Banking scandals and growing crypto currency use have prompted European Union finance ministers to consider setting up a bloc-wide supervisor on money laundering at a meeting next week.
EU regulators were caught off guard last year by one of the largest money-laundering scandals ever, involving some 200 billion euros ($219 billion) in suspicious payments, between 2007 and 2015, through Danske Bank’s tiny Estonian branch.
Despite several anti-money laundering overhauls, the bloc remains vulnerable, mostly because rules are applied less strictly in some of the 28 EU states, the European Commission, the bloc’s executive arm, said in a report in July.
The bloc’s finance ministers will therefore discuss at a meeting on Oct. 10 whether a single supervisor could be a solution, a document published on Wednesday said.
“How should issues related to inadequate supervision be addressed? Is the creation of a new EU body a valid way forward, or is any existing body the best option?” the Finnish presidency of the EU said in the paper that will guide the debate.

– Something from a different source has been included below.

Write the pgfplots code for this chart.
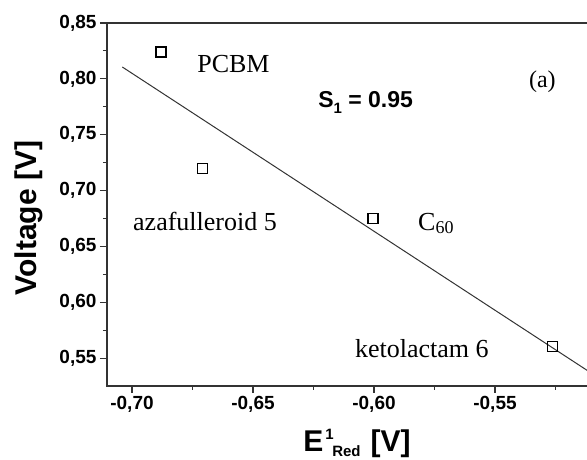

Despite criminal organizations frequently laundering the proceeds of their illegal activities abroad, the fight against financial crime is mostly dealt with by national authorities.
Cooperation between domestic supervisors has so far been insufficient, the commission said in July, strengthening the case for an EU-wide supervisor.
Ministers will also discuss whether a new overhaul of the rules is necessary and whether it would need to address risks not only in financial firms but also in other sectors at risk of money laundering, from artwork to football.
Risks in crypto and digital currencies will also need to be tackled, the head of the Belgian financial intelligence force, Philippe De Koster, said at a conference in Brussels.
Despite new EU rules to reduce risks on exchange platforms, most EU states have no legislation in place to counter money laundering through crypto assets, he added.
“We are often blind,” he told Reuters, warning of dangers when cryptocurrencies are converted into euros or dollars, but also when they are exchanged between two virtual currencies.
The finance ministers will also discuss how to improve cooperation with countries outside the EU in tackling money laundering and the funding of terrorism.
The commission has proposed largely aligning the EU blacklisting of risky states to procedures at the Financial Action Task Force, the international body that sets criteria on identifying non-cooperative jurisdictions.
This proposal, contained in a document released on Wednesday, can be seen as a reversal from Brussels’ earlier attempt to sidestep the FATF and enforce stricter rules.
The about-turn comes after the commission proposed to list earlier this year countries that were not listed by the FATF, including Saudi Arabia. That was struck down by EU states after pressure from Riyadh.